[Directions for this task]
Look for "seaborn" in the listing below. Gather each line that contains it.
============
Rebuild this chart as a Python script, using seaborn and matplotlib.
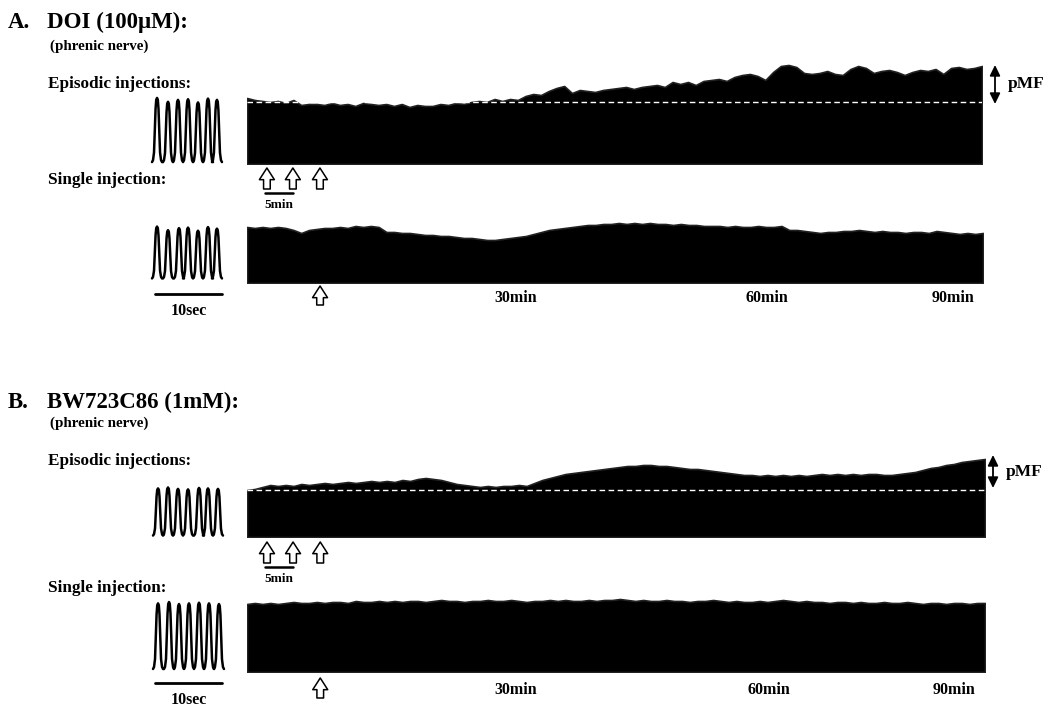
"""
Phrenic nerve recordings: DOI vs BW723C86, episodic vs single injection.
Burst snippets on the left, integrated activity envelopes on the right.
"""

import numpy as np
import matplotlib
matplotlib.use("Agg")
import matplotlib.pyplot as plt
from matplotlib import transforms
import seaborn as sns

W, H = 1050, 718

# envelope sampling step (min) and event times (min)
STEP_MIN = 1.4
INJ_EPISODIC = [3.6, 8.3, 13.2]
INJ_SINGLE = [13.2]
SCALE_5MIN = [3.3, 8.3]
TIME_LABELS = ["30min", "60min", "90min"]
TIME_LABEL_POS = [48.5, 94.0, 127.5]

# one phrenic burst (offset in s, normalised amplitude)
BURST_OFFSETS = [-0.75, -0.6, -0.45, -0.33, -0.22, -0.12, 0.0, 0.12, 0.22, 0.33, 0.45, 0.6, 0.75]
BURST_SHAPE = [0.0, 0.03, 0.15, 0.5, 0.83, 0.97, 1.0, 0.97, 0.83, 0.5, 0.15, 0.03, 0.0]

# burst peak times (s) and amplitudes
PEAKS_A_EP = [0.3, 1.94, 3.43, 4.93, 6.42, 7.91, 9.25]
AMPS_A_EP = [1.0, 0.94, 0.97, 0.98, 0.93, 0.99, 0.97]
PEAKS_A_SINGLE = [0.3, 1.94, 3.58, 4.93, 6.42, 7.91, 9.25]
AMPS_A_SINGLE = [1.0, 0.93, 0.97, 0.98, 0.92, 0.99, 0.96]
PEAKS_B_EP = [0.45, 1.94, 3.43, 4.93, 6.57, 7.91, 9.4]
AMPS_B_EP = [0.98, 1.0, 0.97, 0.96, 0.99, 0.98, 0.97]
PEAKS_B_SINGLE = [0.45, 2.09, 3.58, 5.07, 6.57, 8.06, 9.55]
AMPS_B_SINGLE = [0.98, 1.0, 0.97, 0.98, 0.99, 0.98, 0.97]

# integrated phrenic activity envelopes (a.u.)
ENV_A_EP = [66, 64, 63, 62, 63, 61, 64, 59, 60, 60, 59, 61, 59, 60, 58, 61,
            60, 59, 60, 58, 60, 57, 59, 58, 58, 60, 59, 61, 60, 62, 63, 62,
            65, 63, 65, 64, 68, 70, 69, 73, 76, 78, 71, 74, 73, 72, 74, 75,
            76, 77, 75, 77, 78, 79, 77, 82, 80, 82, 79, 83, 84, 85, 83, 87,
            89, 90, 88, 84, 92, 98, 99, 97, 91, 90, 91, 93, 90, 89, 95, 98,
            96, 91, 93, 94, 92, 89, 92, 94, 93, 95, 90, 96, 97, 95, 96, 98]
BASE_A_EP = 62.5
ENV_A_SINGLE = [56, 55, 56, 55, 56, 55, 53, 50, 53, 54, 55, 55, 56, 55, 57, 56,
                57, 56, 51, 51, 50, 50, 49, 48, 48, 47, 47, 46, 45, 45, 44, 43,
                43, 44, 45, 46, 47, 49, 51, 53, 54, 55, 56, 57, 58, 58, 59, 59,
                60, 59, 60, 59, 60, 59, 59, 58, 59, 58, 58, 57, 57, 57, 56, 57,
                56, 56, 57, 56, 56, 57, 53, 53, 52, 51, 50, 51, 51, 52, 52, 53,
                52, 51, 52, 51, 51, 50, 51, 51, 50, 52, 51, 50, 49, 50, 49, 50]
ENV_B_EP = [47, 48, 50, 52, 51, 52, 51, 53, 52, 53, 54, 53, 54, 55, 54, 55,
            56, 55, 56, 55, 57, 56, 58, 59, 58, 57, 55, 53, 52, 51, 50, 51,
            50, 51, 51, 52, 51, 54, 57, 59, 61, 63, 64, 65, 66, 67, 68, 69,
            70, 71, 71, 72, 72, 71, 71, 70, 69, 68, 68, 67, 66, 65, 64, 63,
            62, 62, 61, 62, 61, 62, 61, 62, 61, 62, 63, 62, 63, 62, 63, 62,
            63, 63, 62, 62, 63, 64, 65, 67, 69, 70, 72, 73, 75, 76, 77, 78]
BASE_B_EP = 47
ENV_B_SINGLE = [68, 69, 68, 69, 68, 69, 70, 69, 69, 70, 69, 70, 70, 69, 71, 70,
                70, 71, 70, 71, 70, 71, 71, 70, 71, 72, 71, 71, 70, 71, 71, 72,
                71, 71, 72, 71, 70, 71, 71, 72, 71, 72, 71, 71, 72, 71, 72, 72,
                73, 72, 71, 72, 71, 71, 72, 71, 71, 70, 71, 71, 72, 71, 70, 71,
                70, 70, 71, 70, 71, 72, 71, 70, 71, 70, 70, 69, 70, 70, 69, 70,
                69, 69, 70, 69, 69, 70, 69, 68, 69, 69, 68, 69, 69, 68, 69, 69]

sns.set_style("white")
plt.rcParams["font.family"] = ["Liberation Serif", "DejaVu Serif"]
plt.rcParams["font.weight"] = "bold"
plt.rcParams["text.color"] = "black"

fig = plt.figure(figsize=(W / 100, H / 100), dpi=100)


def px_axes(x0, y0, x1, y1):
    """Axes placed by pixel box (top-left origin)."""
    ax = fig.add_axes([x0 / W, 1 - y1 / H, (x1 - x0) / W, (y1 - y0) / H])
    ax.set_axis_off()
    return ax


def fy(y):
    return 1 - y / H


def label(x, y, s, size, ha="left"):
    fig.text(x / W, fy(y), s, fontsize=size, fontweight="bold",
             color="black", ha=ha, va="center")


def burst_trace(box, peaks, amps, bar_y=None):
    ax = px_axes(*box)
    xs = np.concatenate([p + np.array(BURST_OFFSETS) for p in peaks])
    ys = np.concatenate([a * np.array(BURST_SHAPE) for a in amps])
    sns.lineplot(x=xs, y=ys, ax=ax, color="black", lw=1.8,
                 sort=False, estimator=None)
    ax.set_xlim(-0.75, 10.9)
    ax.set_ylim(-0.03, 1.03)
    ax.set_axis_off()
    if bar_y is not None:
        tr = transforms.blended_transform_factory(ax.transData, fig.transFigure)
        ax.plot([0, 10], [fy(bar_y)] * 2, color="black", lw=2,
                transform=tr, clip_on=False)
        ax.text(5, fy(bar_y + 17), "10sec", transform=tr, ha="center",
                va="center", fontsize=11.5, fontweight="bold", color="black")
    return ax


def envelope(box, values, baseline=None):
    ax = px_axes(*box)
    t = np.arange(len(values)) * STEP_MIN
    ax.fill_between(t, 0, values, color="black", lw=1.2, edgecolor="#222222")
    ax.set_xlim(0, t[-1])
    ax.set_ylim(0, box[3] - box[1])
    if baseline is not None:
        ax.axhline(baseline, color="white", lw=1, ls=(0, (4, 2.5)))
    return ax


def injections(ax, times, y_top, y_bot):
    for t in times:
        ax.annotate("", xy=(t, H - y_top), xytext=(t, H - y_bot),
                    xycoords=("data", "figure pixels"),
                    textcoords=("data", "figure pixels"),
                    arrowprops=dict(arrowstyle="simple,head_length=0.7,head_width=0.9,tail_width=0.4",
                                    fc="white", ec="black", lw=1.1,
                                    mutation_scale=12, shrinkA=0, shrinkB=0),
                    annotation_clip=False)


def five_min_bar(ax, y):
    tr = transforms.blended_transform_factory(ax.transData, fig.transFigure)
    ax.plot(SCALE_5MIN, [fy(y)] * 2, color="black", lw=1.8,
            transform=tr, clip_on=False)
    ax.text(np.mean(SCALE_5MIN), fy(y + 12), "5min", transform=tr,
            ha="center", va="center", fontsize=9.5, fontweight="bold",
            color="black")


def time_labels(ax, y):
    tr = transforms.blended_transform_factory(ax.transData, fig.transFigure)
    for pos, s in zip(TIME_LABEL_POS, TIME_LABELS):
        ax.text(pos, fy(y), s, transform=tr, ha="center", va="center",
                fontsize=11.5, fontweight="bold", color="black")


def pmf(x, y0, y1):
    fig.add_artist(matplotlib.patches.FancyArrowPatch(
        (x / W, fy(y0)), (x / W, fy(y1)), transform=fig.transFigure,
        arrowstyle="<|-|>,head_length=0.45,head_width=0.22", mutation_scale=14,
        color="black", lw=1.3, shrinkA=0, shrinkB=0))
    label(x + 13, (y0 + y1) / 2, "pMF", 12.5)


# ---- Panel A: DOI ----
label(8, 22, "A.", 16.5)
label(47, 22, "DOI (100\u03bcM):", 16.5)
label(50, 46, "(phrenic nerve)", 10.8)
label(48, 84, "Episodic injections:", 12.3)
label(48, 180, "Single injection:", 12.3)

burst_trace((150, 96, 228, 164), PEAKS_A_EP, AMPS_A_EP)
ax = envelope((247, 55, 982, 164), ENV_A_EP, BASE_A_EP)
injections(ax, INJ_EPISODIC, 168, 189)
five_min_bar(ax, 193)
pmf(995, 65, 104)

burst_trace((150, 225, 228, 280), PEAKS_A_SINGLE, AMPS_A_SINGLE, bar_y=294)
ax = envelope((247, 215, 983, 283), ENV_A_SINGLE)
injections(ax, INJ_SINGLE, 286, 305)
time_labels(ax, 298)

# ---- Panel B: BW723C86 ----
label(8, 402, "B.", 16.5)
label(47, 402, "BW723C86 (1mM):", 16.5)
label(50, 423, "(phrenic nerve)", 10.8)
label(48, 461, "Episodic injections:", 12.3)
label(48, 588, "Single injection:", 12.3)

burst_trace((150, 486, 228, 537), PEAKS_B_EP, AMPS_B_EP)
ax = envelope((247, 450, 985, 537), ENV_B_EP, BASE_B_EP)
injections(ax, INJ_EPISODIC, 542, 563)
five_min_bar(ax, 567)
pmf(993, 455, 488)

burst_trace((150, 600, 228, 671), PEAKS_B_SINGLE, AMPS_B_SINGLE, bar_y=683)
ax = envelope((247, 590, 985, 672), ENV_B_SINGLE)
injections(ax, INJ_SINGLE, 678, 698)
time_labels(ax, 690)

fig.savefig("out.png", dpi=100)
============
[Reply to the task]
Rebuild this chart as a Python script, using seaborn and matplotlib.
import seaborn as sns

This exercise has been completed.